The Flat Fee Landlord team helps landlords across Texas and the DMV find great tenants, stay legally protected, and maximize rental income — for one flat monthly fee.

Frequently Asked Questions

What services does a property management company typically include?

A full-service property management company handles: tenant marketing and placement, tenant screening (credit, background, income, rental history), lease preparation and execution, rent collection, maintenance coordination and vendor management, routine inspections, lease enforcement, eviction proceedings when necessary, move-out inspections and security deposit accounting, and owner reporting and accounting.

How much does property management cost in Houston or Northern Virginia?

Traditional percentage-based managers charge 8–10% of monthly rent.
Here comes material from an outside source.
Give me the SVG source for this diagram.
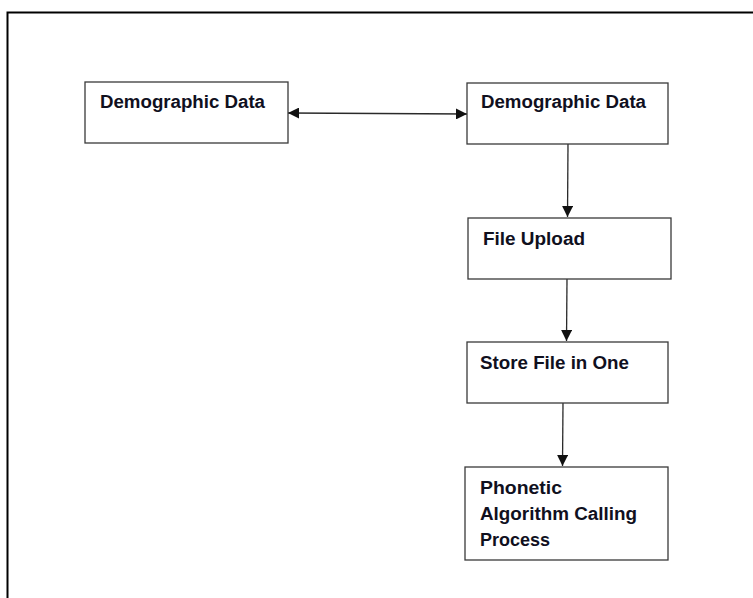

On a $2,500/month Houston property, that's $200–$250/month. Flat fee managers charge a fixed monthly rate regardless of rent level — typically significantly lower on higher-rent properties. For an exact quote on your property, a free rental analysis provides the management fee alongside the rent estimate.

When should a landlord hire a property manager?

Consider hiring a property manager if: you own property in a state you don't live in, you lack time for maintenance coordination and tenant communication, you don't know the local landlord-tenant laws, you've had difficult tenant experiences, or you want to grow your portfolio without proportionally growing your time commitment.

What is the difference between a property manager and a real estate agent?

A real estate agent specializes in buying and selling property. A property manager specializes in the ongoing operation of rental property — tenant placement, maintenance, rent collection, lease management, and legal compliance. Some companies do both; many specialize in one or the other. For rental management, a specialist in property management is preferable to a generalist real estate agent.